I would later learn about the history of corruption of the various mining companies as the workers fought unsuccessfully for better working conditions through forming unions. The Copper Country strike culminated On Christmas Eve, 1913, during a holiday celebration of striking miners and their families in the Italian Hall. Seventy-three people, fifty-nine of which were children, were crushed to death when anti-union employees yelled “fire” and 400 people rushed to the entrance to escape, down a steep flight of stairs to doors that only opened inward. All seventy-three souls were crushed by the weight of the other 327 fleeing people.
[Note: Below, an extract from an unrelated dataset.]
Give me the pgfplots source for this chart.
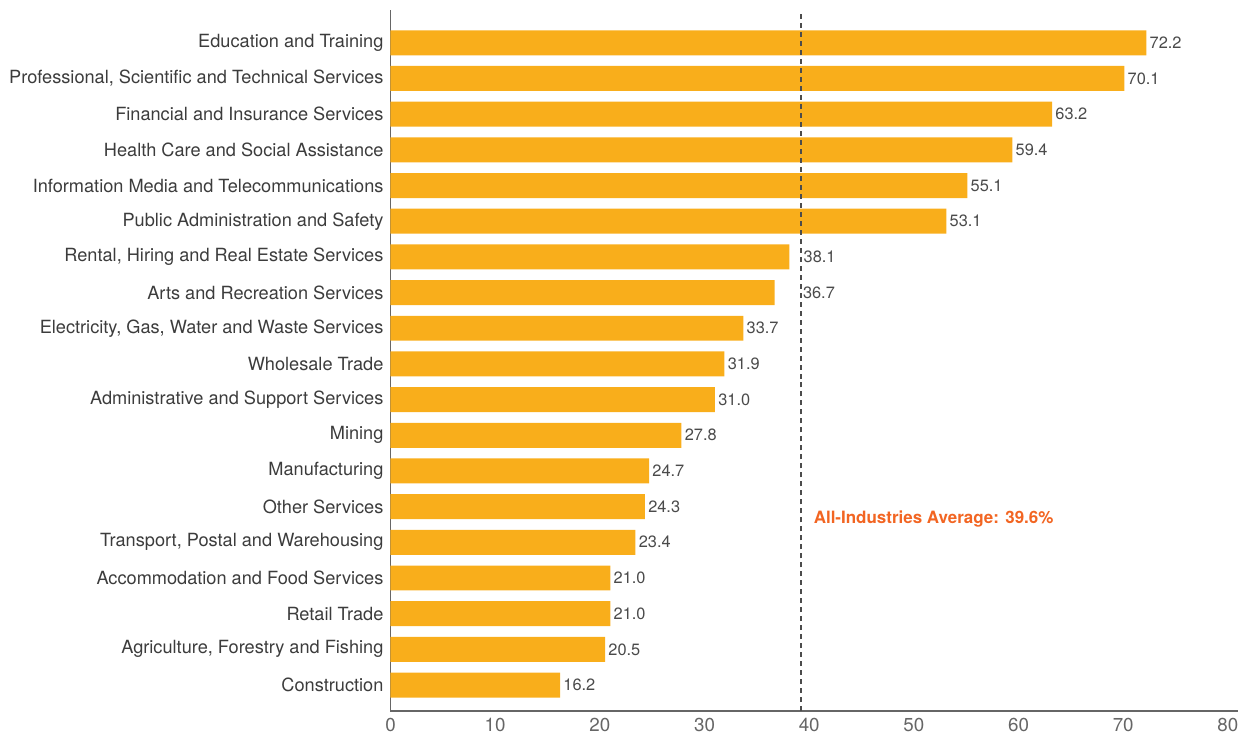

Some considered it a massacre by the anti-trade unions, as witnesses testified that they saw several of them yelling “fire,” when there was none. Other witnesses testified that the doors were held shut. Woody Guthrie memorialized the tragedy in his song “1913 Massacre.”


The last night of our visit, Grandma did her nightly insistence that we bed down early, and she retired to her room. We stayed up in the living room playing charades and talking. My brothers asked me what I was doing on the upstairs landing the night before. They had heard footsteps and peeked out the sunroom to see a young girl walking on the darkened upstairs landing that they assumed, because she had long blonde hair, was me.


The night before I too had been awakened and had to pee, a thought that terrified me. I was hesitant to get out of bed and peered into the hallway from my bed as I was on the side closest to the door. Someone was walking in the hallway, and I saw a faint white mist image of a young girl. I pulled the covers over my head and snuggled closer to my sister praying to go back to sleep.


We all saw the young girl who seemed to freely move about upstairs in the middle of the night that everyone assumed was me in the darkness. Everyone heard the crying and footsteps, but nobody shared an experience with her in the bathroom, so I kept that to myself. Perhaps that was why Grandma wanted us to retire in the early evening because she knew about the ghost. We never asked. Grandma was highly educated and a former math teacher who spoke five languages fluently. She was pragmatic and unassuming. It seemed impossible to ask her about the ghostly girl no matter how many of us heard and saw her.


We left Grandma’s house that summer unsure what to think. With so much tragedy in the Copper Country, the little girl could have been one of the children crushed in the Italian Hall tragedy or a family member of the old, abandoned home. Perhaps she was drawn to me because of my age, appearance, and ability to communicate with spirits.